QuoteThe camera looks good, but when you look at your footage on a large TV monitor you can see the difference from the expensive high end cameras. I just want the cleanest/clearest image I can make. I wish I had a HD camera, in the future looking back it will be nice to have the highest quality possible. For web video you can't tell the difference.

GL2 Discussion:
http://www.camcorderinfo.com/bbs/showpost.php?p=220675&postcount=9

Pixel Ratio Discussion:
http://www.highend3d.com/boards/index.php?s=35547e4877ed0786b208a4415027dcd3&showtopic=239770&view=findpost&p=274221

In summary, your camera is anamorphic and you do not lose any resolution by shooting in 16:9 mode.  All you are changing is the pixel ratio from .9 to 1.185.  Therefore, you can have that widescreen look without any loss of resolution!  :icon_pirat:

FTL_Ian

So, as I understand it shooting in anamorphic widescreen DV results in higher square pixel resolution.

The final horizontal result of shooting in 4:3 (0.88 pixel ratio) is 720 x 0.88 = 640
640 x 480 = 307,200 square pixels

The final horizontal result of shooting in 16:9 (1.185 pixel ratio) is 720 x 1.185 = 854
854 x 480 = 409,920 square pixels

That's over a 33% increase in square pixel resolution.

error

#3
Whether I shoot in 4:3 or 16:9, the camera records video at NTSC standard 720x480 pixels. In neither mode are the pixels entirely square. This is fine for television, where the width of a "pixel" is largely irrelevant, because it can vary; only the height of a "pixel" is fixed. Either way you get 525 scan lines, 480 of which contain video content. Along the horizontal, the 720 "pixels" are displayed evenly across the width of the TV, whether conventional or widescreen. (The aspect ratio is also transmitted along with the video to your widescreen television, so it knows if you're trying to display 4:3 content on a 16:9 TV and can pillarbox it.)

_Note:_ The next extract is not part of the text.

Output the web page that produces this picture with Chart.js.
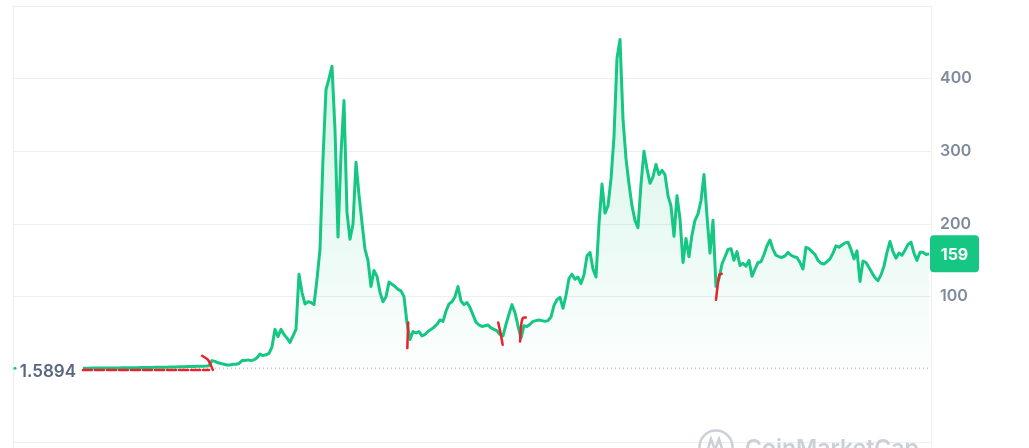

Along with the video data, the camera records the aspect ratio. Where you run into problems is when you download this data into a computer, and the aspect ratio information gets lost along the way while you're busy editing the video and compressing it for display on a computer.

YouTube is infamous for ignoring the aspect ratio embedded into a video file and displaying the video as if the pixels were supposed to be square, even if they are not. I generally deal with this by encoding a special copy which is scaled down to have square pixels and feeding that to YouTube.

Tom Sawyer

Quote from: FTL_Ian on November 23, 2007, 01:20 PM NHFT
So, as I understand it shooting in anamorphic widescreen DV results in higher square pixel resolution.

The final horizontal result of shooting in 4:3 (0.88 pixel ratio) is 720 x 0.88 = 640
640 x 480 = 307,200 square pixels

The final horizontal result of shooting in 16:9 (1.185 pixel ratio) is 720 x 1.185 = 854
854 x 480 = 409,920 square pixels

That's over a 33% increase in square pixel resolution.

Thanks I started shooting 4:3 because the monitors I was likely to use were that. I have since been confused by if indeed it would give higher resolution. I read contradictory claims. I'll check out the links you provided.


Tom Sawyer

After doing some research  ;D now my ol' brain hurts.

I think the way to look at this is that the same number of pixels on the pickup chips have to cover a larger area image. You don't "lose" resolution, like letterbox which just chops off image area. But, it is not the same as having a wider "native" chip. The same horizontal resolution is stretched, thus the detail is sharper in the 4:3 mode. That was my gut feeling on the matter.

I think the 3D link isn't really relevant to compare to cameras with finite resolution.

Not sure that I can do a good job of explaining this.  :P

One thing I do shooting that I've seen make a big difference is my camera has a frame mode which makes 30 full frames a second rather than 60 fields of interlaced video. It looks much better.